I have a file containing text data which are separated by semicolon ";". I want to separate the data , in other words split where ; occurs and write the data to an output file. Is there any way to do with bash script?
+1
A:
Try:
cat original_file.txt | cut -d";" -f1 > new_file.txt
This will split each line in fields delimited by ";" and select the first field (-f1). You can access other fields with -f1, -f2, ... or multiple fields with -f1-2, -f2-.
ssn
2009-09-02 12:49:52
cat is not needed. cut -d ";" -f1 org_file.txt > newfile
ghostdog74
2009-09-02 13:00:14
Cutting multiple fields leaves the delimiter in place between them.
Dennis Williamson
2009-09-02 13:02:13
+4
A:
You most likely want awk
with the FS (field separator variable) set to ';'
.
Awk is the tool of choice for column-based data (some prefer Perl, but not me).
echo '1;2;3;4;5
6;7;8;9;10' | awk -F\; '{print $3" "$5}'
outputs:
3 5
8 10
If you just want to turn semicolons into newlines:
echo '1;2;3;4;5
6;7;8;9;10' | sed 's/;/\n/g'
outputs the numbers 1 through 10 on separate lines.
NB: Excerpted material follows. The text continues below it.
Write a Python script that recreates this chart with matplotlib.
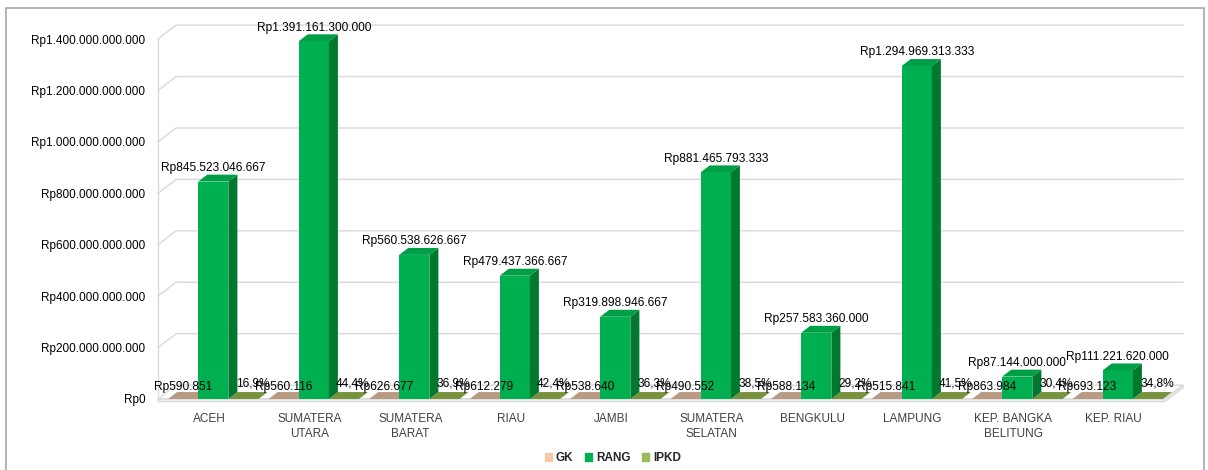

Obviously those commands are just using my test data. If you want to use them on your own file, use something like:
sed 's/;/\n/g' <input_file >output_file
paxdiablo
2009-09-02 12:50:04
This is, to my knowledge, the only efficient way to do this using bash alone; i.e. without resorting to using an external program to do the parsing.
tylerl
2009-09-13 22:00:45
A:
You can translate a character to another character by the 'tr' command.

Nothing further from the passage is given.